Problem identitas
Indonesia pada dekade pertama abad ke-21 sempat menikmati periode singkat yang penuh euforia dan optimisme. Runtuhnya otoritarian, kala itu dibayangkan akan memungkinkan hadirnya demokrasi yang penuh kebebasan dan diiringi pembagian kue kemakmuran yang merata.
Namun, periode euforia itu dengan segera diikuti kekecewaan, kebingungan arah, dan keputusasaan. Identitas tiba-tiba menjadi begitu penting sebagai tempat persembunyian yang nyaman untuk sementara waktu.
Frustasi sosial-ekonomi masyarakat, berkembangnya politisi pemburu rente, situasi global yang timpang dan hegemonik, rezim elektoral yang lemah, adalah sederet penyubur wabah gerakan kembali ke identitas itu
Dalam bukunya berjudul Identity and Violence: The Illusions of Destiny, Amartya Sen mengatakan, solidaritas dan simptom kebebasan sebagai buah demokratisasi melahirkan komunitas-komunitas terintegrasi dan eksklusif sebagai respons dari lingkungan sosial politik yang berubah cepat, sehingga perilaku demokratis seringkali bersinggungan dengan perilaku bermusuhan.
Permusuhan yang timbul dari sikap eksklusif bisa berjalan bergandengan tangan dengan manfaat yang timbul dari sikap eksklusif itu.
Kecenderungan ini membangun solidaritas kuat pada satu kelompok berbasis aliran atau identitas tertentu, namun pada saat yang sama upaya menguatkan solidaritas dan pematuhan terhadap nilai-nilai internal itu dilakukan dengan cara memusuhi dan bertindak kasar terhadap kelompok lain.
Penggalangan secara agresif identitas orang Islam Sudan, seiring dengan penerapan pemisahan rasial oleh pemerintah militer yang beringas, telah membuahkan pemerkosaan dan pembunuhan terhadap pihak korban yang kalah di selatan negeri itu.
Situasi tersebut hampir serupa meski dalam skala yang lebih kecil, dengan apa yang terjadi di Indonesia belakangan.

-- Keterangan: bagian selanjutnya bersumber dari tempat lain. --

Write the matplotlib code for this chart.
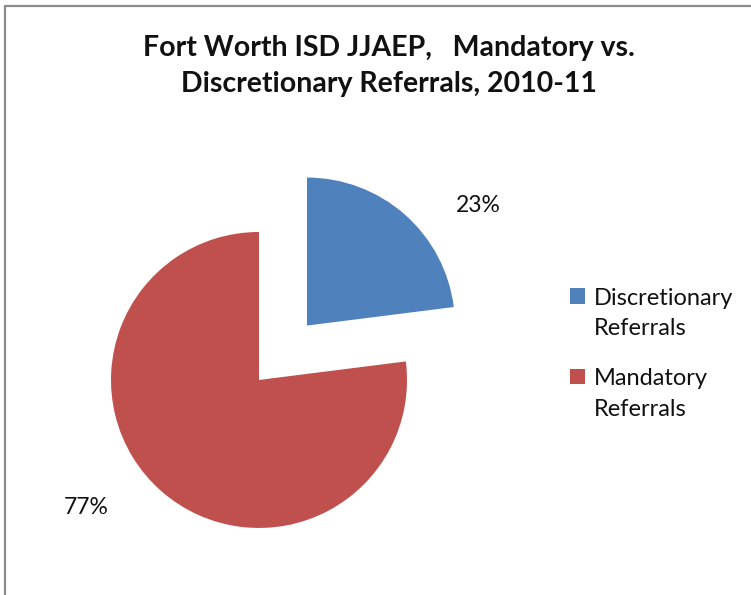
import matplotlib
matplotlib.use("Agg")
import matplotlib.pyplot as plt
from matplotlib.patches import Rectangle
from matplotlib.legend_handler import HandlerPatch

labels = ["Discretionary\nReferrals", "Mandatory\nReferrals"]
shares = [23, 77]
colors = ["#4F81BD", "#C0504D"]
explode = [0.49, 0.0]
title = "Fort Worth ISD JJAEP,   Mandatory vs.\nDiscretionary Referrals, 2010-11"

plt.rcParams["font.family"] = ["Lato", "DejaVu Sans"]

fig = plt.figure(figsize=(7.51, 5.95), dpi=100)

# chart frame (left and top edges visible, the rest is cropped off)
fig.patches.append(Rectangle((5 / 751, -0.1), 1.2, (595 - 6) / 595 + 0.1,
                             transform=fig.transFigure, fill=False,
                             edgecolor="#8c8c8c", linewidth=1.6))

ax = fig.add_axes([0.1084, 0.0629, 0.5518, 0.6965])
wedges, texts, autotexts = ax.pie(shares, colors=colors, explode=explode,
                                  startangle=90, counterclock=False,
                                  autopct="%d%%", radius=1.0,
                                  textprops=dict(fontsize=16.5, color="#111111"))
ax.set_xlim(-1.2, 1.6)
ax.set_ylim(-1.2, 1.6)
ax.set_aspect("equal")
ax.axis("off")

# Excel "best fit" label spots
autotexts[0].set_position((1.48, 1.18))
autotexts[1].set_position((-1.17, -0.865))

fig.text(0.518, 0.889, title, ha="center", va="center", fontsize=20.5,
         fontweight="bold", linespacing=1.45, color="#111111")


def top_square(legend, orig_handle, xdescent, ydescent, width, height, fontsize):
    # put the colour box next to the first line of a two-line label
    return Rectangle((-xdescent, -ydescent + 0.75 * fontsize), width, height)


leg = fig.legend(wedges, labels, loc="upper left", bbox_to_anchor=(0.759, 0.516),
                 frameon=False, fontsize=17, handlelength=0.64, handleheight=0.64,
                 handletextpad=0.35, labelspacing=1.23, borderaxespad=0,
                 borderpad=0, handler_map={w: HandlerPatch(patch_func=top_square)
                                           for w in wedges})
for t in leg.get_texts():
    t.set_linespacing(1.55)
    t.set_color("#111111")

fig.savefig("out.png", dpi=100)
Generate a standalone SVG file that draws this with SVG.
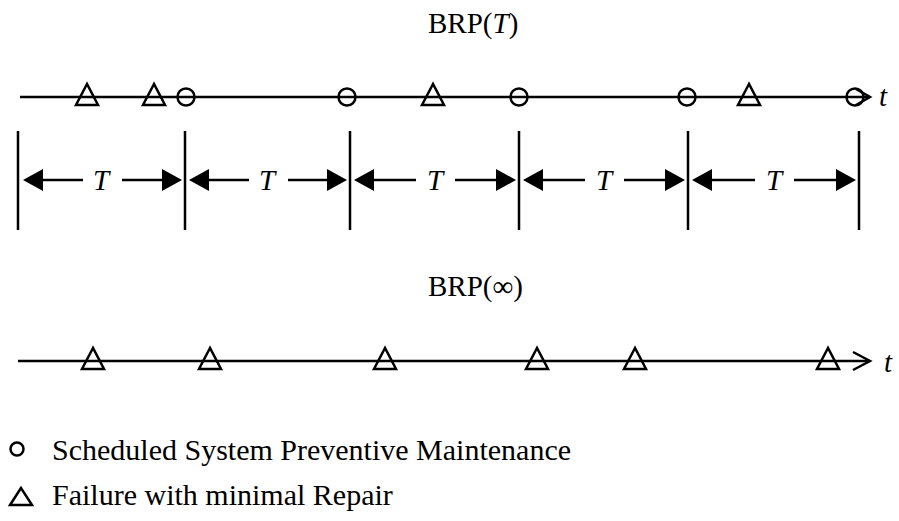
<svg xmlns="http://www.w3.org/2000/svg" width="899" height="521" viewBox="0 0 899 521">
<style>
.ln{stroke:#000;stroke-width:2.5;fill:none}
.sym{stroke:#000;stroke-width:2.5;fill:none}
.txt{font-family:"Liberation Serif","Times New Roman",serif;font-size:29px;fill:#000}
.lg{font-size:30px}
.it{font-style:italic}
</style>
<defs>
<marker id="fa" markerUnits="userSpaceOnUse" markerWidth="20" markerHeight="22" refX="0" refY="11" orient="auto"><path d="M0,0 L20,11 L0,22 z" fill="#000"/></marker>
</defs>
<rect width="899" height="521" fill="#fff"/>
<g id="title-brpT"><text class="txt" x="428" y="33">BRP(<tspan class="it">T</tspan>)</text></g>
<g id="timeline-T">
<line class="ln" x1="20" y1="97" x2="870" y2="97"/>
<polyline class="ln" points="856,89 870,97 856,105" stroke-width="3"/>
<text class="txt it" x="879" y="106">t</text>
</g>
<g id="events-T">
<polygon class="sym" points="87,84 76,105 98,105"/>
<polygon class="sym" points="154,84 143,105 165,105"/>
<circle class="sym" cx="186" cy="97" r="8.5"/>
<circle class="sym" cx="347" cy="97" r="8.5"/>
<polygon class="sym" points="433,84 422,105 444,105"/>
<circle class="sym" cx="519" cy="97" r="8.5"/>
<circle class="sym" cx="687" cy="97" r="8.5"/>
<polygon class="sym" points="749,84 738,105 760,105"/>
<circle class="sym" cx="855" cy="97" r="8.5"/>
</g>
<g id="ticks">
<line class="ln" x1="18" y1="131" x2="18" y2="230"/>
<line class="ln" x1="185" y1="131" x2="185" y2="230"/>
<line class="ln" x1="350" y1="131" x2="350" y2="230"/>
<line class="ln" x1="519" y1="131" x2="519" y2="230"/>
<line class="ln" x1="688" y1="131" x2="688" y2="230"/>
<line class="ln" x1="859" y1="131" x2="859" y2="230"/>
</g>
<g id="connectors">
<line class="ln" x1="83" y1="180" x2="43" y2="180" marker-end="url(#fa)"/>
<line class="ln" x1="122" y1="180" x2="162" y2="180" marker-end="url(#fa)"/>
<line class="ln" x1="249" y1="180" x2="209" y2="180" marker-end="url(#fa)"/>
<line class="ln" x1="288" y1="180" x2="327" y2="180" marker-end="url(#fa)"/>
<line class="ln" x1="416" y1="180" x2="374" y2="180" marker-end="url(#fa)"/>
<line class="ln" x1="455" y1="180" x2="496" y2="180" marker-end="url(#fa)"/>
<line class="ln" x1="585" y1="180" x2="543" y2="180" marker-end="url(#fa)"/>
<line class="ln" x1="624" y1="180" x2="665" y2="180" marker-end="url(#fa)"/>
<line class="ln" x1="755" y1="180" x2="712" y2="180" marker-end="url(#fa)"/>
<line class="ln" x1="794" y1="180" x2="836" y2="180" marker-end="url(#fa)"/>
</g>
<g id="period-labels">
<text class="txt it" x="101" y="190" text-anchor="middle">T</text>
<text class="txt it" x="267" y="190" text-anchor="middle">T</text>
<text class="txt it" x="435" y="190" text-anchor="middle">T</text>
<text class="txt it" x="604" y="190" text-anchor="middle">T</text>
<text class="txt it" x="774" y="190" text-anchor="middle">T</text>
</g>
<g id="title-brpinf"><text class="txt" x="428" y="296">BRP(∞)</text></g>
<g id="timeline-inf">
<line class="ln" x1="18" y1="361" x2="870" y2="361"/>
<polyline class="ln" points="853,352 870,361 853,370"/>
<text class="txt it" x="884" y="372">t</text>
</g>
<g id="events-inf">
<polygon class="sym" points="93,348 82,369 104,369"/>
<polygon class="sym" points="210,348 199,369 221,369"/>
<polygon class="sym" points="385,348 374,369 396,369"/>
<polygon class="sym" points="537,348 526,369 548,369"/>
<polygon class="sym" points="635,348 624,369 646,369"/>
<polygon class="sym" points="828,348 817,369 839,369"/>
</g>
<g id="legend">
<circle cx="17" cy="449" r="6.5" stroke="#000" stroke-width="2.5" fill="none"/>
<text class="txt lg" x="52" y="460">Scheduled System Preventive Maintenance</text>
<polygon points="21,488 10,505 32,505" stroke="#000" stroke-width="2.5" fill="none"/>
<text class="txt lg" x="52" y="505">Failure with minimal Repair</text>
</g>
</svg>
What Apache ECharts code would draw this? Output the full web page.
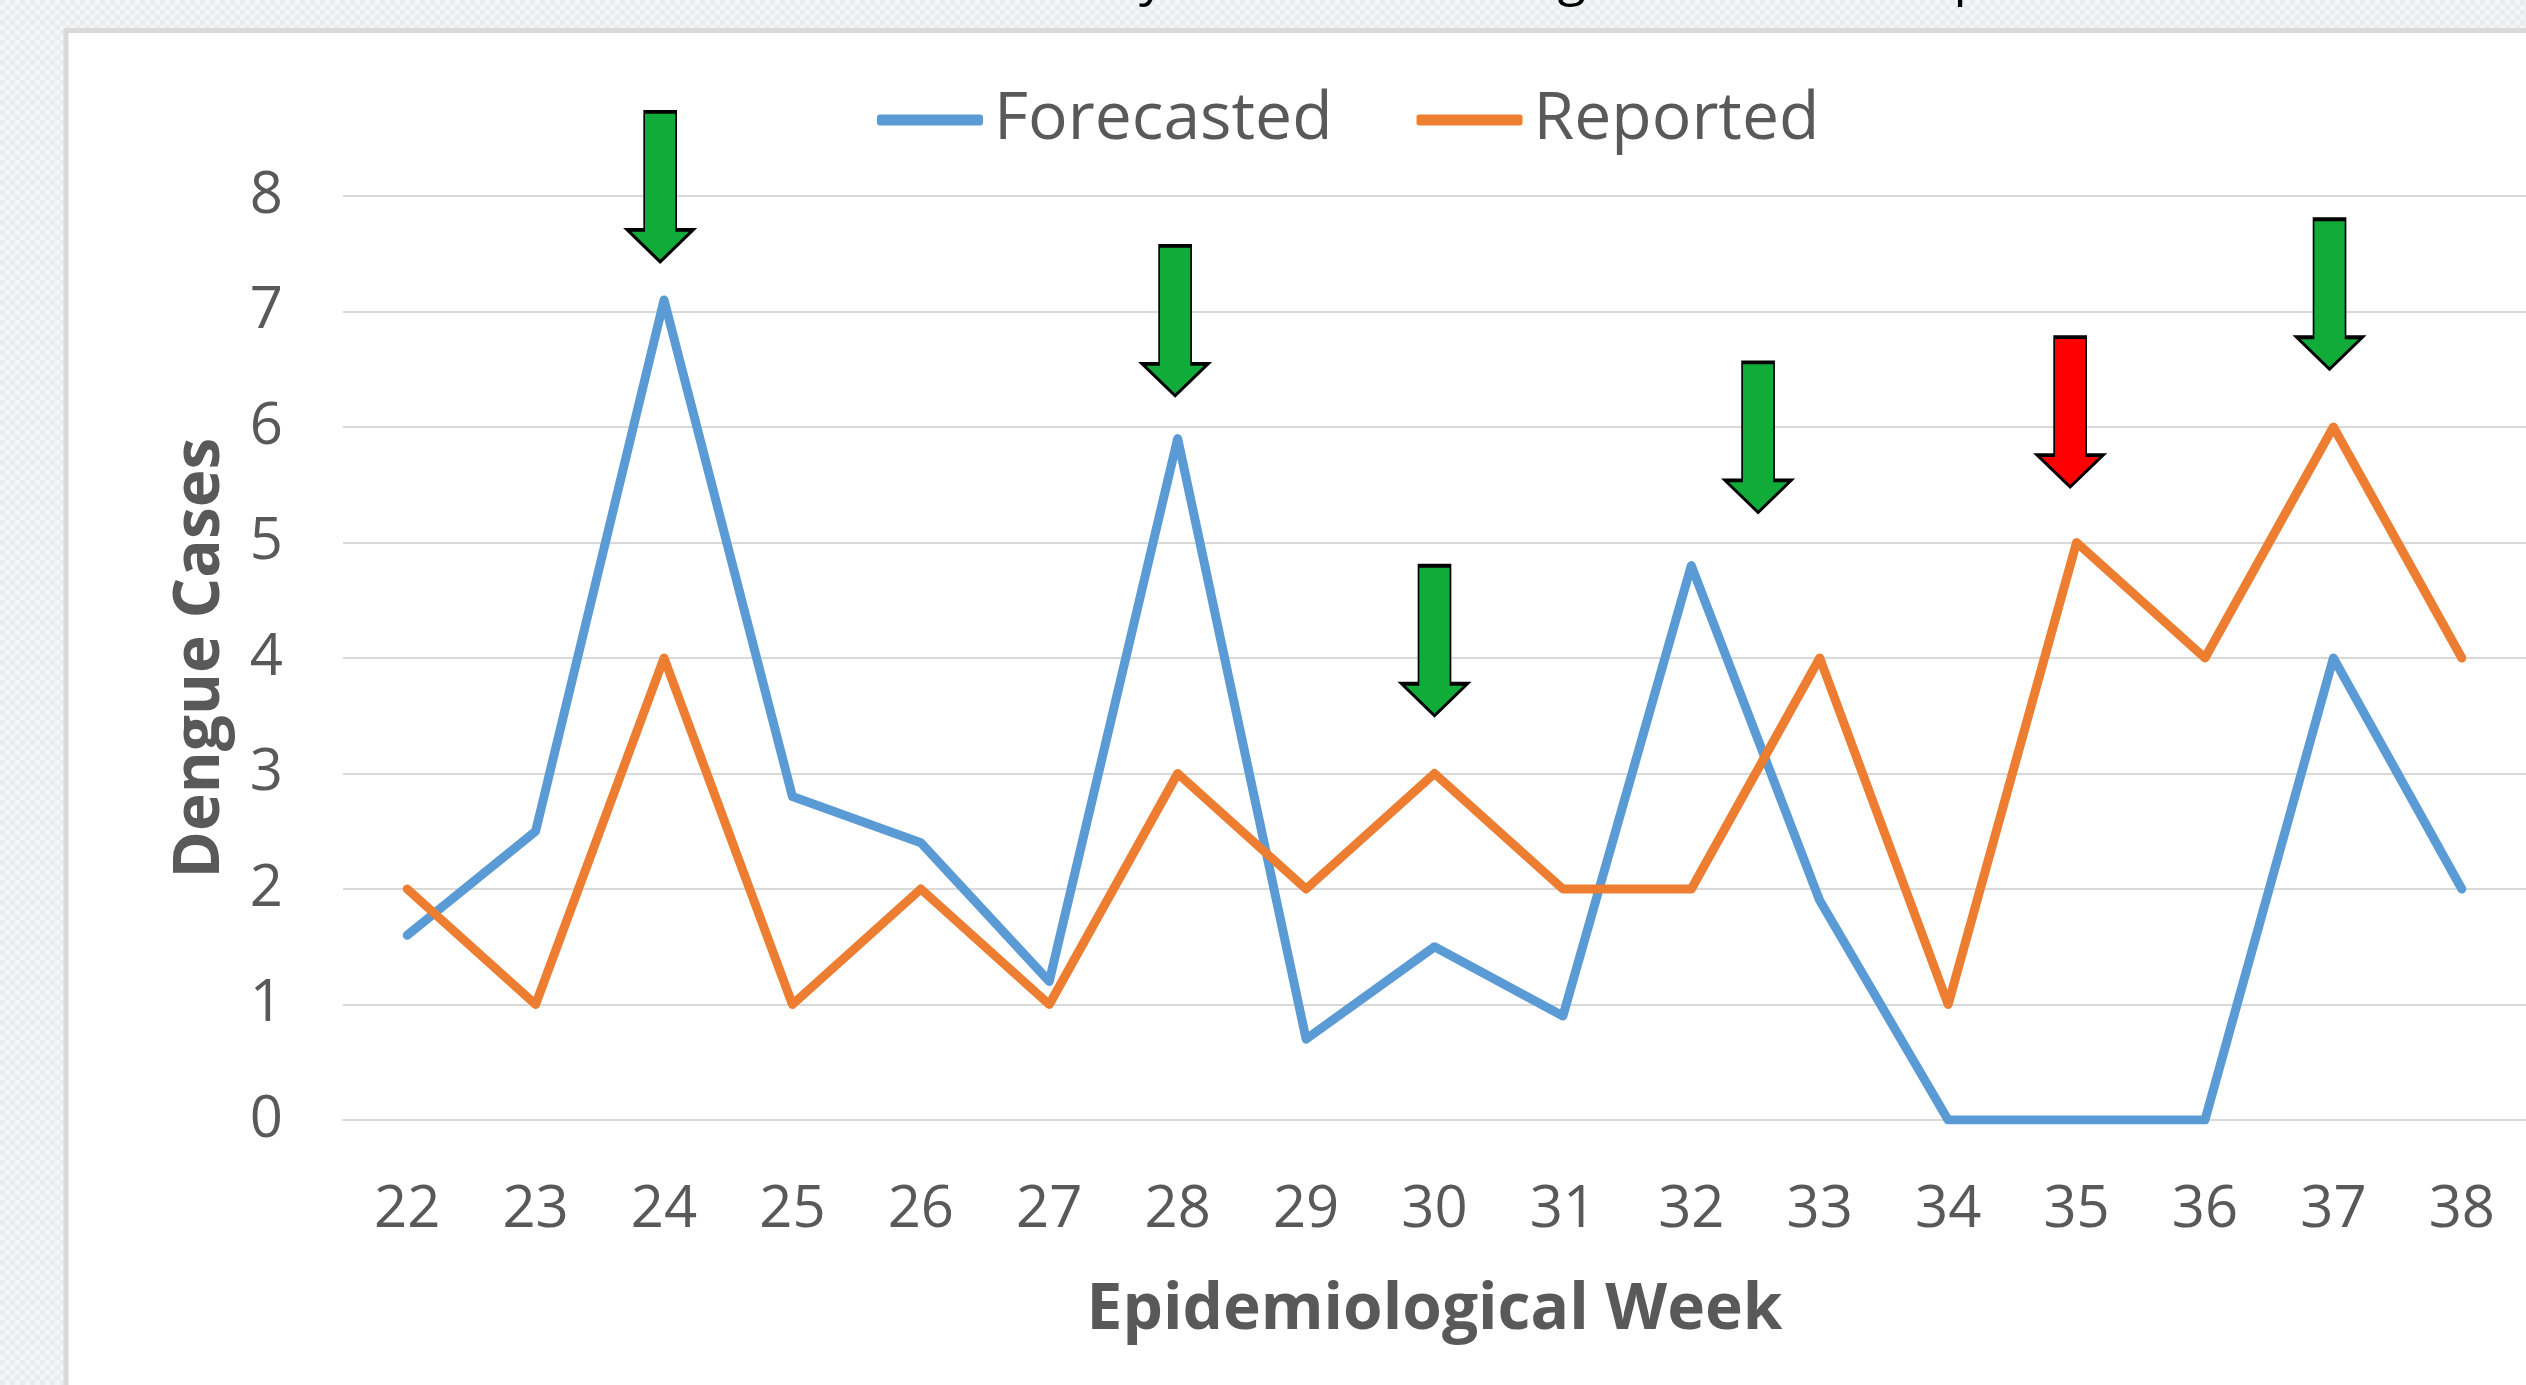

Di mana, kebijakan Surat Keputusan Bersama (SKB) Tiga Menteri tentang Pendirian Rumah Ibadah menjadi pemicu banyaknya aksi penyegelan tempat ibadah milik kaum minoritas pada suatu wilayah oleh mayoritas.
Atau misalnya, perda-perda berdimensi agama di daerah pada akhirnya acapkali memicu tindak kekerasan dan sikap intoleran antaragama, bahkan, intraagama.